Right here in my parents’ neighborhood, I’ve been using the same skills I used to integrate into my community in rural Thailand. My mother has been kind enough to parade me around the neighborhood, while acting as interpreter. Apparently a hot topic is the local mayoral race, which includes three candidates: our neighbor, a 25-year old who lives with his parents, and a man who rides around town on a lawnmower. Now that would be an interesting blog.
And by the way, there is absolutely nothing wrong with a 25 year old living with his parents.
It is nice to be back in America. Instead of holding television antennas with one foot in the air to watch a soccer game, we’ve got a game on every night in High Definition. Life is good. As my Mom and I watched the Barcelona game the other morning, I pointed out that I brought back a letter with me for Barcelona’s coach, Frank Rijkaard. A woman I worked with wrote a letter for this man, and gave it to me to give to him. Frank Rijkaard is Dutch, and is a coach in Barcelona, Spain. But since all foreigners come from the same country, and speak the same language, we would of course run into each other. Only in Thailand does this make sense.

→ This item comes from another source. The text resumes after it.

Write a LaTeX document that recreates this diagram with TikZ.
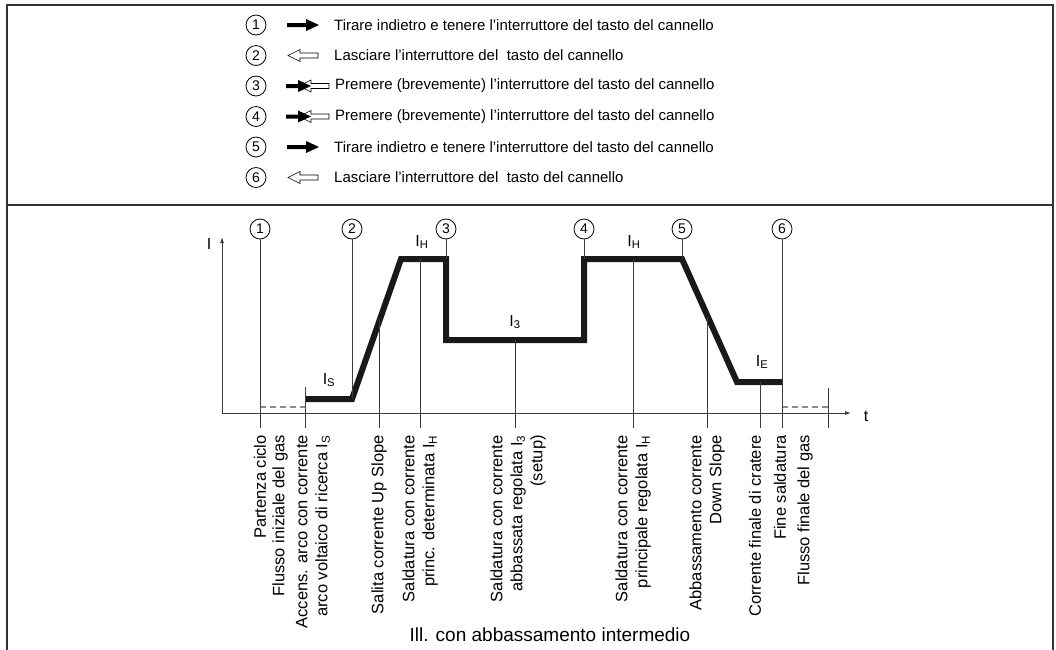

The letter starts with “I am your dream girlfriend” and ends with “Love you for ever”, and has this 40 year-old woman’s picture in what looks like a military uniform glued next to her signature. But you bet your ass I’m gonna send this to Spain anyway.
This isn’t to say that Americans know any more about Thailand, however. I’ve been keeping track of some of the dumbest questions I’ve heard since I’ve been back. Some of them I expected (“Do you speak Taiwanese?”). Some of them I didn’t expect (“Were you working to help find Bin-Laden?”) And some of them I just can’t answer (“So… How was Thailand?”) I think the most appropriate question I got was from the customs agent that took my passport, and asked me, “Did you enjoy your trip?” “Indeed I did,” I answered.
Last night we went to a Thai restaurant, which came well-recommended to us from our neighbors. It definitely wasn’t the Thai food I’ve been eating for two years. But I did find a bit of pleasure eavesdropping on the table next to us. “I would love to live in Thailand,” a young man said. “That’s where the Dalai Lama lives, they’re Hindu, and they can’t eat pork.” I hope that man goes to Thailand, because I’ve got a letter for the Dalai Lama I’d like him to deliver.
In the Peace Corps, a PCVs “life” is put on hold for two years. But lo and behold, everyone else went on with theirs. Younger friends are now married with children, old friends passed away, my niece grew up, my parents moved. So what now? What else is there to do for a 25 year-old returned Peace Corps Volunteer to do but sit and wait for the inevitable call from NASA saying that they’ve found my spaceship?
As Alex said, in A Clockwork Orange…
“What’s it going to be then, eh?”
“What it was going to be now, brothers, was homeways and a nice surprise for dadada and mum, their only son and heir back in the family bosom. Then I could lay back on the bed in my own malenky den and slooshy some lovely music, and at the same time I could think over what to do now with my jeezny. The Discharge Officer had given me a long list the day before of jobs I could try for, and he had telephoned to different vecks about me, but I had no intention, my brothers, of going off to rabbit right away. A malenky bit of a rest first, yes, and a quiet think on the bed to the sound of lovely music.”
Well, this is it. The end of “Falang, My Friend, Very Good!” I’m no longer a Falang. It’s been a real pleasure writing this thing, and I appreciate you taking the time to read it. Hopefully it made you laugh a little bit, as I’m sure it’ll make me when I’m 80 and forgot what I spent two years doing over in Thailand.